Crédit:

Parce que j'avais oublié

sud oubli
©Le Berlinographe

Je suis rentrée en France, entrée en France, moment délicat où l’on ne sait plus si l’on doit dire entrer ou rentrer, parce qu’on n’habite plus là-bas, mais pas depuis assez longtemps ici pour ne pas pouvoir s’empêcher d’utiliser le « r », un peu perdue en somme, dans l’avion du moins, j’y suis allée en tout cas, en France. J’avais oublié ce que c’était que prendre le train. Pourtant dieu sait –enfin, ceux qui partageaient mon année d’alterné, que j’y ai passé du temps dans les trains. Grande voyageuse. La carte et tout. J’avais oublié ce moment de lâcher prise, quand le train démarre dans une douce chaleur, enlever ses chaussures et s’installer en tailleur dans un fauteuil un peu petit. Le visage tourné vers la fenêtre et les pensées qui dérivent, dérivent et partent loin. Les larmes, les to do list, la musique qui va comme de par hasard parfaitement avec le paysage, les films qu’on se fait, les yeux qui se ferment, les films. Et cette envie d’écrire, cette monstrueuse envie d’écrire quand je suis dans le train. Alors dans ces 35 minutes entre Paris et Marles en Brie où l’on m’attend pour déjeuner, je fais mon film. A mon retour je partirai, tous les weekend je prendrai le train, juste le train, j’irai nulle part, le billet le moins cher, et j’écrirai mon deuxième roman. Oui. C’est décidé. C’est ça que je ferai.

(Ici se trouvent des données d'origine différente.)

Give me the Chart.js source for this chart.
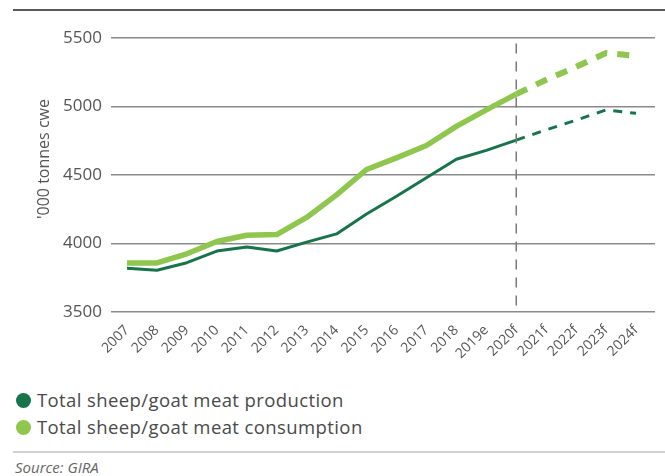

Je suis rentrée dans le Sud. Avec un grand R cette fois, parce que le Sud, mon Sud, cette lumière, le soleil qui brûle mes seins au matin, même un 23 décembre, c’est mon Sud, le mien, à jamais sur ma peau. J’avais oublié ce que c’était que d’ouvrir mes volets au matin, sortir sur ma terrasse, à moitié nue, écarter les bras et fermer les yeux, se laisser tiédir, réchauffer, brûler, câliner par un soleil jamais froid, toujours là, aimant, délicieux amant. Sentir l’odeur des pins. S’asseoir en terrasse face à la mer, ne plus rien voir à cause de la lumière, transpirer sous un pull devenu trop chaud, se laisser bercer par le bruit des vagues, les mots.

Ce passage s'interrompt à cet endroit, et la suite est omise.